(Plotting code records)

- - - -

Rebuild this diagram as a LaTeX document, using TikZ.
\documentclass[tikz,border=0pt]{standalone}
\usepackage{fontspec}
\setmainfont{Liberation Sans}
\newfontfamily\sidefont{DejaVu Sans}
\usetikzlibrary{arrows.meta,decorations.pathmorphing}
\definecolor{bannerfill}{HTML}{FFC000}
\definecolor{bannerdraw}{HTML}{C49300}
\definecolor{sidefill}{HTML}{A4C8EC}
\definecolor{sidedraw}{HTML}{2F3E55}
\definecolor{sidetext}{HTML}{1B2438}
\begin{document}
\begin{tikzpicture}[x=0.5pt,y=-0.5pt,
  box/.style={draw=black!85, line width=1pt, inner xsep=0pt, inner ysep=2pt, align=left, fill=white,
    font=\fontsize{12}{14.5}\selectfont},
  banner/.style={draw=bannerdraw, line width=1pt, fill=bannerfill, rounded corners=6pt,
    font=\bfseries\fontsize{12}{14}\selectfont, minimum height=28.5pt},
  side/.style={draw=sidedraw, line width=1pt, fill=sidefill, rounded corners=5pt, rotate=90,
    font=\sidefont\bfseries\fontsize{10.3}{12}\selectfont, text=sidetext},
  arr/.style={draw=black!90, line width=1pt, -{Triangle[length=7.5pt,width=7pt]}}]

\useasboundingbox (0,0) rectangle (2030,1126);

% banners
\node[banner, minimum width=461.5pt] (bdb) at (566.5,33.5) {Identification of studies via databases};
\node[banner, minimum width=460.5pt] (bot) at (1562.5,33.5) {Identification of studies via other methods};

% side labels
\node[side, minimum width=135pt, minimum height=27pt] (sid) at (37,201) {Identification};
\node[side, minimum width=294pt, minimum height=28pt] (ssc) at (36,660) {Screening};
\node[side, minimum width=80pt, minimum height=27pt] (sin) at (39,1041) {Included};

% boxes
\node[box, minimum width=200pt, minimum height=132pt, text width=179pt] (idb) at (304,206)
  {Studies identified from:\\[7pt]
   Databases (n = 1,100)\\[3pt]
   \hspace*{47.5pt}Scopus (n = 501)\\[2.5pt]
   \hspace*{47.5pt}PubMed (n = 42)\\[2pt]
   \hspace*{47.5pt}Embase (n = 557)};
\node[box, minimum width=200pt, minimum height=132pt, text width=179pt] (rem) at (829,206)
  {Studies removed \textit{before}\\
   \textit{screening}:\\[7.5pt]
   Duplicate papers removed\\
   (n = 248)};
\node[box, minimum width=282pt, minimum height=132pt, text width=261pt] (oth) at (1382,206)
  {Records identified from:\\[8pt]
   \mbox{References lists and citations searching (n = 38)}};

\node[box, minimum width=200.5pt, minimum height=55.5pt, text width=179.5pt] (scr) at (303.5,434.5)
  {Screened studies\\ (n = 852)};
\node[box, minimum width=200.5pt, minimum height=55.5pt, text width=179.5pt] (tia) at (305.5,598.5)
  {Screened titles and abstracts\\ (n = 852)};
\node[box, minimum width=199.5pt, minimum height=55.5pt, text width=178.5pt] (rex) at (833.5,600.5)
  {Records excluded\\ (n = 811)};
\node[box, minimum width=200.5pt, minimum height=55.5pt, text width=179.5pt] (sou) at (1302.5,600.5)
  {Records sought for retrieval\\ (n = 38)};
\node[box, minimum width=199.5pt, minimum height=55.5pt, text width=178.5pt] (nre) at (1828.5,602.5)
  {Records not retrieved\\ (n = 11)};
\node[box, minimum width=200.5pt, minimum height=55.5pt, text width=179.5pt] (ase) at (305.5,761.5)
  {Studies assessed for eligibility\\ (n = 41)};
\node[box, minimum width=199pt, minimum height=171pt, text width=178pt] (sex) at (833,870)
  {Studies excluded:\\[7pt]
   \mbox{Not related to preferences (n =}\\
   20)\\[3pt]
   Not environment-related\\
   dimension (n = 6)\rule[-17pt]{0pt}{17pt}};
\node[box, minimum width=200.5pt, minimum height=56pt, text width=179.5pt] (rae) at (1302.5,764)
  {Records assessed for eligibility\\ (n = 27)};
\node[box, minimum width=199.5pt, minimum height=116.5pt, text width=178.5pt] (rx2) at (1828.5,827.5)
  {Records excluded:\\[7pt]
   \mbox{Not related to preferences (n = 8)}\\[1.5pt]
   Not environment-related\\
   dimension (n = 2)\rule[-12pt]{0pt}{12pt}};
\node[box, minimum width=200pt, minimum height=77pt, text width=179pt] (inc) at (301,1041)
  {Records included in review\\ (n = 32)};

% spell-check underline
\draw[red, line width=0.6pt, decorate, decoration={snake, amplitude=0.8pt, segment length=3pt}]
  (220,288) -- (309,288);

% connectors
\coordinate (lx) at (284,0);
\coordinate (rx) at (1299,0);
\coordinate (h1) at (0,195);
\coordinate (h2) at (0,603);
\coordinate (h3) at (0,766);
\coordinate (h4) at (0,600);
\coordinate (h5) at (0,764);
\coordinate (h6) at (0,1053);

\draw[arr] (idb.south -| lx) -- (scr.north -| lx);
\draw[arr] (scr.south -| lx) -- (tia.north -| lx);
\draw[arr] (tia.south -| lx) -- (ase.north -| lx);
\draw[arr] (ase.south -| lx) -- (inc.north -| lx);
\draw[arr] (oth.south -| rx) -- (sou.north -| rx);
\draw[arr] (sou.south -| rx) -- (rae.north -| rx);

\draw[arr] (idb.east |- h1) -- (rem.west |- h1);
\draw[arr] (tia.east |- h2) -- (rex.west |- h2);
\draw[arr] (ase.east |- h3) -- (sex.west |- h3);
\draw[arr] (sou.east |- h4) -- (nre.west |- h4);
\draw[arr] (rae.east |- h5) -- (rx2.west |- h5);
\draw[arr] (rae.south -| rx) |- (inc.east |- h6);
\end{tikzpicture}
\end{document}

- - - -

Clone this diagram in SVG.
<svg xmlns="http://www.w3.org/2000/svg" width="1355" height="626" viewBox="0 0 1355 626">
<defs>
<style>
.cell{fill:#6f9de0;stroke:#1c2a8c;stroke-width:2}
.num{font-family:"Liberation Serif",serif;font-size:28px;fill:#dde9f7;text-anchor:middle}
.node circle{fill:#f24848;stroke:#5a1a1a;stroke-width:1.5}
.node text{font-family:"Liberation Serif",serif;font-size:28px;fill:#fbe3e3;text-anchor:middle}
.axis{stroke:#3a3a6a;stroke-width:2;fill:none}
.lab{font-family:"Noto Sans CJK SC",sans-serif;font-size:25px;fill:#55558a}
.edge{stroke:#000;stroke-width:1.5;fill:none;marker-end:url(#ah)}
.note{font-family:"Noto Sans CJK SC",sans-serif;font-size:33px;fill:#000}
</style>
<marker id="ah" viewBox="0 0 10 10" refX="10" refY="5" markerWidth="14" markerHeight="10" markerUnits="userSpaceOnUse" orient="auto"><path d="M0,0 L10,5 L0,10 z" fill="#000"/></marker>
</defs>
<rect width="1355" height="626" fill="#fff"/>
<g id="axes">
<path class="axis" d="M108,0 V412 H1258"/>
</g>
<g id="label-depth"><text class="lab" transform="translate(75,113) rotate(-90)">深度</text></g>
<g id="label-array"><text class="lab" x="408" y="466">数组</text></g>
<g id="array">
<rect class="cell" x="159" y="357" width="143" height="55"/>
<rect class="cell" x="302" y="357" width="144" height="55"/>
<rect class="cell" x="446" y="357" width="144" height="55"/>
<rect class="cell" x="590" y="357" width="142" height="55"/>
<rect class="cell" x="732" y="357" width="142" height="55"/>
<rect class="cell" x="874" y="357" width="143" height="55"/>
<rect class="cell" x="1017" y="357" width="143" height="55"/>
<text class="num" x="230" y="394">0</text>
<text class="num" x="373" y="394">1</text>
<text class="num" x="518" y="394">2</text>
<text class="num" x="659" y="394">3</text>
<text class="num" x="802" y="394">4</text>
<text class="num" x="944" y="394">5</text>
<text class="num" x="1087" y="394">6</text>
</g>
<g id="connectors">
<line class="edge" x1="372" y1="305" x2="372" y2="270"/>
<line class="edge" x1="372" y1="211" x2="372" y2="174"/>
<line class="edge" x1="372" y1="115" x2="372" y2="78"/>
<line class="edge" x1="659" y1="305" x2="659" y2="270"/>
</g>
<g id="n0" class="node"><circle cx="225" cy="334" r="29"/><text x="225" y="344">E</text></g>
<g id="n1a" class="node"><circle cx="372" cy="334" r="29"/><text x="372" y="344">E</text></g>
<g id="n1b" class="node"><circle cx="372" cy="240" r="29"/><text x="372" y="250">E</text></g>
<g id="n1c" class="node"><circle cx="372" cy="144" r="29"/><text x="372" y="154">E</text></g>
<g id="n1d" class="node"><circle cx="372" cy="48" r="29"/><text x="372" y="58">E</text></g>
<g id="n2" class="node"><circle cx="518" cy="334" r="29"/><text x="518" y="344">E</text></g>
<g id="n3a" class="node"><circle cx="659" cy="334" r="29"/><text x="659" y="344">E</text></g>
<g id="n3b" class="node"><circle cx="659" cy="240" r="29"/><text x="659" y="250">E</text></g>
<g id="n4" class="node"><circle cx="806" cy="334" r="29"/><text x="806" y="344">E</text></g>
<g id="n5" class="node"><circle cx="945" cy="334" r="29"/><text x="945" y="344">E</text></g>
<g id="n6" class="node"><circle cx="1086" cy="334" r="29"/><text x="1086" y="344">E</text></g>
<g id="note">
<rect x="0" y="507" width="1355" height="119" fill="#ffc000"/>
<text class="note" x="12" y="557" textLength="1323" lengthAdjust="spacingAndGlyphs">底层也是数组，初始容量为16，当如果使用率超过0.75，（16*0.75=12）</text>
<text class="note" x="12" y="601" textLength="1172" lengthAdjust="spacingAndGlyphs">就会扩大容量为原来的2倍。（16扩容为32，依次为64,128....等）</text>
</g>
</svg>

- - - -

Instruction: Using the entries above, repeat only the lines from the one containing "Rebuild this diagram" through the one containing "minimum width=460.5pt] (bot)", end lines included.

The output:
Rebuild this diagram as a LaTeX document, using TikZ.
\documentclass[tikz,border=0pt]{standalone}
\usepackage{fontspec}
\setmainfont{Liberation Sans}
\newfontfamily\sidefont{DejaVu Sans}
\usetikzlibrary{arrows.meta,decorations.pathmorphing}
\definecolor{bannerfill}{HTML}{FFC000}
\definecolor{bannerdraw}{HTML}{C49300}
\definecolor{sidefill}{HTML}{A4C8EC}
\definecolor{sidedraw}{HTML}{2F3E55}
\definecolor{sidetext}{HTML}{1B2438}
\begin{document}
\begin{tikzpicture}[x=0.5pt,y=-0.5pt,
  box/.style={draw=black!85, line width=1pt, inner xsep=0pt, inner ysep=2pt, align=left, fill=white,
    font=\fontsize{12}{14.5}\selectfont},
  banner/.style={draw=bannerdraw, line width=1pt, fill=bannerfill, rounded corners=6pt,
    font=\bfseries\fontsize{12}{14}\selectfont, minimum height=28.5pt},
  side/.style={draw=sidedraw, line width=1pt, fill=sidefill, rounded corners=5pt, rotate=90,
    font=\sidefont\bfseries\fontsize{10.3}{12}\selectfont, text=sidetext},
  arr/.style={draw=black!90, line width=1pt, -{Triangle[length=7.5pt,width=7pt]}}]

\useasboundingbox (0,0) rectangle (2030,1126);

% banners
\node[banner, minimum width=461.5pt] (bdb) at (566.5,33.5) {Identification of studies via databases};
\node[banner, minimum width=460.5pt] (bot) at (1562.5,33.5) {Identification of studies via other methods};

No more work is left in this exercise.